[Start Supplied data]
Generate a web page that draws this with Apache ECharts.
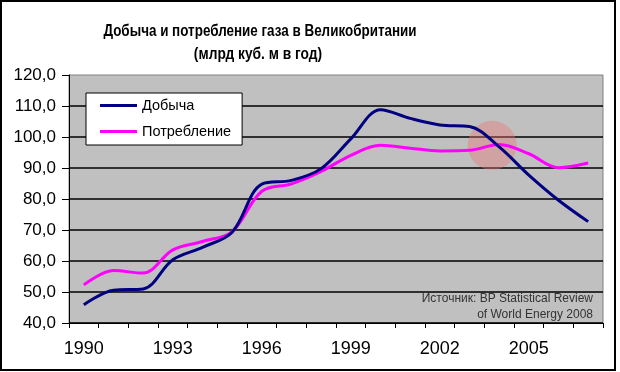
<!DOCTYPE html>
<html>
<head>
<meta charset="utf-8">
<script src="https://cdn.jsdelivr.net/npm/echarts@6/dist/echarts.min.js"></script>
<style>html,body{margin:0;padding:0;background:#fff;}#c{width:620px;height:372px;}</style>
</head>
<body>
<div id="c"></div>
<script>
var years = ['1990','1991','1992','1993','1994','1995','1996','1997','1998','1999','2000','2001','2002','2003','2004','2005','2006','2007'];
var production = [45.9, 50.6, 51.0, 60.4, 64.4, 69.3, 84.8, 86.0, 89.8, 99.4, 108.8, 106.0, 103.9, 103.4, 96.8, 87.7, 79.6, 72.7];
var consumption = [52.3, 56.9, 56.1, 63.6, 66.3, 69.5, 82.5, 84.9, 88.9, 94.1, 97.3, 96.4, 95.5, 95.7, 97.6, 94.6, 90.1, 91.6];
var highlight = [['2004', 97.3]];
var seriesNames = ['Добыча', 'Потребление'];
var titleLines = ['Добыча и потребление газа в Великобритании', '(млрд куб. м в год)'];
var sourceLines = ['Источник: BP Statistical Review', 'of World Energy 2008'];

var chart = echarts.init(document.getElementById('c'), null, {renderer: 'canvas'});
var font = 'Arial, "Liberation Sans", sans-serif';
chart.setOption({
  animation: false,
  backgroundColor: '#ffffff',
  grid: {left: 69, right: 17, top: 75, bottom: 49, show: true, backgroundColor: '#c0c0c0', borderColor: '#808080', borderWidth: 1},
  legend: {
    orient: 'vertical', left: 86, top: 93,
    data: seriesNames,
    icon: 'rect', itemWidth: 37, itemHeight: 3, itemGap: 11,
    backgroundColor: '#ffffff', borderColor: '#000000', borderWidth: 1,
    padding: [5, 11, 6, 14],
    textStyle: {fontFamily: font, fontSize: 14.5, color: '#000'}
  },
  xAxis: {
    type: 'category', data: years, boundaryGap: true,
    axisLine: {lineStyle: {color: '#000', width: 1}},
    axisTick: {show: true, interval: 0, length: 5, lineStyle: {color: '#000'}},
    axisLabel: {interval: 2, fontFamily: font, fontSize: 18, color: '#000', margin: 17},
    splitLine: {show: false}
  },
  yAxis: {
    type: 'value', min: 40, max: 120, interval: 10,
    axisLine: {show: true, lineStyle: {color: '#000', width: 1}},
    axisTick: {show: true, length: 7, lineStyle: {color: '#000'}},
    axisLabel: {fontFamily: font, fontSize: 17, color: '#000', margin: 13,
      formatter: function (v) { return v.toFixed(1).replace('.', ','); }},
    splitLine: {show: true, showMaxLine: false, lineStyle: {color: '#000', width: 1.5}}
  },
  series: [
    {name: 'highlight', type: 'scatter', data: highlight, symbol: 'circle', symbolSize: 49, symbolOffset: [-7, 0],
     itemStyle: {color: 'rgba(232,118,118,0.5)'}, silent: true, z: 1},
    {name: seriesNames[0], type: 'line', data: production, smooth: 0.35, showSymbol: false, z: 3,
     itemStyle: {color: '#000080'}, lineStyle: {color: '#000080', width: 3}},
    {name: seriesNames[1], type: 'line', data: consumption, smooth: 0.35, showSymbol: false, z: 2,
     itemStyle: {color: '#ff00ff'}, lineStyle: {color: '#ff00ff', width: 3}}
  ],
  graphic: [
    {type: 'rect', shape: {x: 1, y: 1, width: 614, height: 369}, style: {fill: 'none', stroke: '#000', lineWidth: 2}, z: 100, silent: true},
    {type: 'text', x: 260, y: 31, scaleX: 0.79, style: {text: titleLines[0], font: 'bold 17px Arial, "Liberation Sans", sans-serif', fill: '#000', textAlign: 'center', textVerticalAlign: 'middle'}},
    {type: 'text', x: 258, y: 54, scaleX: 0.81, style: {text: titleLines[1], font: 'bold 17px Arial, "Liberation Sans", sans-serif', fill: '#000', textAlign: 'center', textVerticalAlign: 'middle'}},
    {type: 'text', x: 593, y: 299, z: 50, style: {text: sourceLines[0], font: '12px Arial, "Liberation Sans", sans-serif', fill: '#333', textAlign: 'right', textVerticalAlign: 'middle'}},
    {type: 'text', x: 593, y: 315, z: 50, style: {text: sourceLines[1], font: '12px Arial, "Liberation Sans", sans-serif', fill: '#333', textAlign: 'right', textVerticalAlign: 'middle'}}
  ]
});
</script>
</body>
</html>
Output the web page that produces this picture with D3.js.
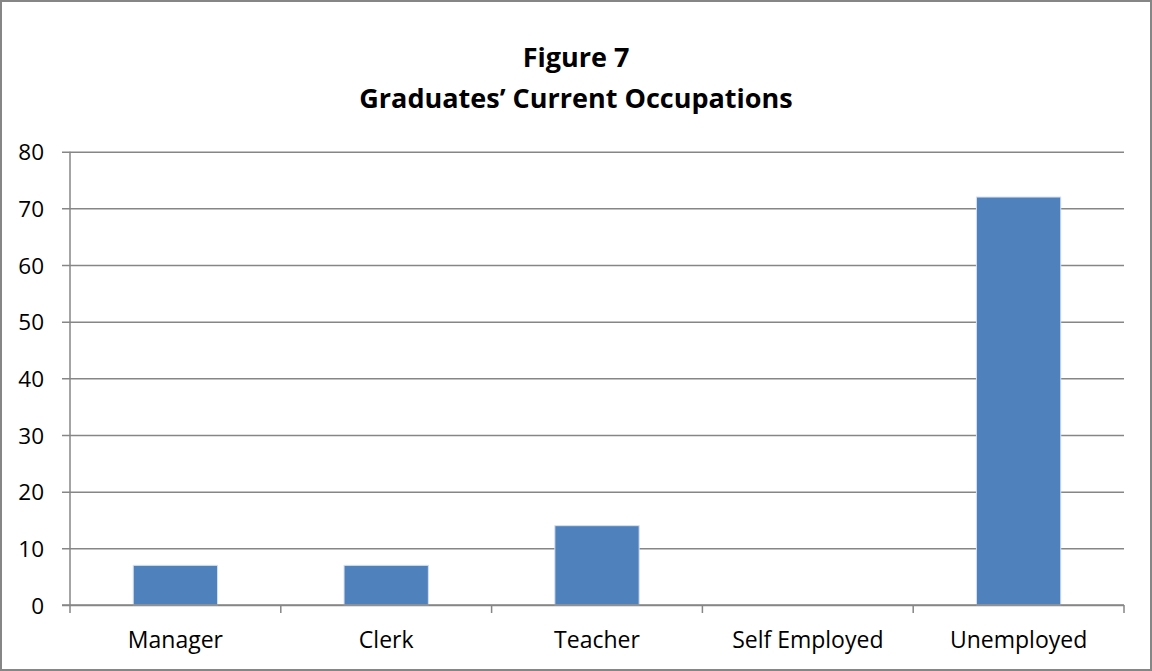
[End Supplied data]
Goal: Return each line exactly as written. Any picture gets left out.

Correct output:
Generate a web page that draws this with Apache ECharts.
<!DOCTYPE html>
<html>
<head>
<meta charset="utf-8">
<script src="https://cdn.jsdelivr.net/npm/echarts@6/dist/echarts.min.js"></script>
<style>html,body{margin:0;padding:0;background:#fff;}#c{width:620px;height:372px;}</style>
</head>
<body>
<div id="c"></div>
<script>
var years = ['1990','1991','1992','1993','1994','1995','1996','1997','1998','1999','2000','2001','2002','2003','2004','2005','2006','2007'];
var production = [45.9, 50.6, 51.0, 60.4, 64.4, 69.3, 84.8, 86.0, 89.8, 99.4, 108.8, 106.0, 103.9, 103.4, 96.8, 87.7, 79.6, 72.7];
var consumption = [52.3, 56.9, 56.1, 63.6, 66.3, 69.5, 82.5, 84.9, 88.9, 94.1, 97.3, 96.4, 95.5, 95.7, 97.6, 94.6, 90.1, 91.6];
var highlight = [['2004', 97.3]];
var seriesNames = ['Добыча', 'Потребление'];
var titleLines = ['Добыча и потребление газа в Великобритании', '(млрд куб. м в год)'];
var sourceLines = ['Источник: BP Statistical Review', 'of World Energy 2008'];

var chart = echarts.init(document.getElementById('c'), null, {renderer: 'canvas'});
var font = 'Arial, "Liberation Sans", sans-serif';
chart.setOption({
  animation: false,
  backgroundColor: '#ffffff',
  grid: {left: 69, right: 17, top: 75, bottom: 49, show: true, backgroundColor: '#c0c0c0', borderColor: '#808080', borderWidth: 1},
  legend: {
    orient: 'vertical', left: 86, top: 93,
    data: seriesNames,
    icon: 'rect', itemWidth: 37, itemHeight: 3, itemGap: 11,
    backgroundColor: '#ffffff', borderColor: '#000000', borderWidth: 1,
    padding: [5, 11, 6, 14],
    textStyle: {fontFamily: font, fontSize: 14.5, color: '#000'}
  },
  xAxis: {
    type: 'category', data: years, boundaryGap: true,
    axisLine: {lineStyle: {color: '#000', width: 1}},
    axisTick: {show: true, interval: 0, length: 5, lineStyle: {color: '#000'}},
    axisLabel: {interval: 2, fontFamily: font, fontSize: 18, color: '#000', margin: 17},
    splitLine: {show: false}
  },
  yAxis: {
    type: 'value', min: 40, max: 120, interval: 10,
    axisLine: {show: true, lineStyle: {color: '#000', width: 1}},
    axisTick: {show: true, length: 7, lineStyle: {color: '#000'}},
    axisLabel: {fontFamily: font, fontSize: 17, color: '#000', margin: 13,
      formatter: function (v) { return v.toFixed(1).replace('.', ','); }},
    splitLine: {show: true, showMaxLine: false, lineStyle: {color: '#000', width: 1.5}}
  },
  series: [
    {name: 'highlight', type: 'scatter', data: highlight, symbol: 'circle', symbolSize: 49, symbolOffset: [-7, 0],
     itemStyle: {color: 'rgba(232,118,118,0.5)'}, silent: true, z: 1},
    {name: seriesNames[0], type: 'line', data: production, smooth: 0.35, showSymbol: false, z: 3,
     itemStyle: {color: '#000080'}, lineStyle: {color: '#000080', width: 3}},
    {name: seriesNames[1], type: 'line', data: consumption, smooth: 0.35, showSymbol: false, z: 2,
     itemStyle: {color: '#ff00ff'}, lineStyle: {color: '#ff00ff', width: 3}}
  ],
  graphic: [
    {type: 'rect', shape: {x: 1, y: 1, width: 614, height: 369}, style: {fill: 'none', stroke: '#000', lineWidth: 2}, z: 100, silent: true},
    {type: 'text', x: 260, y: 31, scaleX: 0.79, style: {text: titleLines[0], font: 'bold 17px Arial, "Liberation Sans", sans-serif', fill: '#000', textAlign: 'center', textVerticalAlign: 'middle'}},
    {type: 'text', x: 258, y: 54, scaleX: 0.81, style: {text: titleLines[1], font: 'bold 17px Arial, "Liberation Sans", sans-serif', fill: '#000', textAlign: 'center', textVerticalAlign: 'middle'}},
    {type: 'text', x: 593, y: 299, z: 50, style: {text: sourceLines[0], font: '12px Arial, "Liberation Sans", sans-serif', fill: '#333', textAlign: 'right', textVerticalAlign: 'middle'}},
    {type: 'text', x: 593, y: 315, z: 50, style: {text: sourceLines[1], font: '12px Arial, "Liberation Sans", sans-serif', fill: '#333', textAlign: 'right', textVerticalAlign: 'middle'}}
  ]
});
</script>
</body>
</html>
Output the web page that produces this picture with D3.js.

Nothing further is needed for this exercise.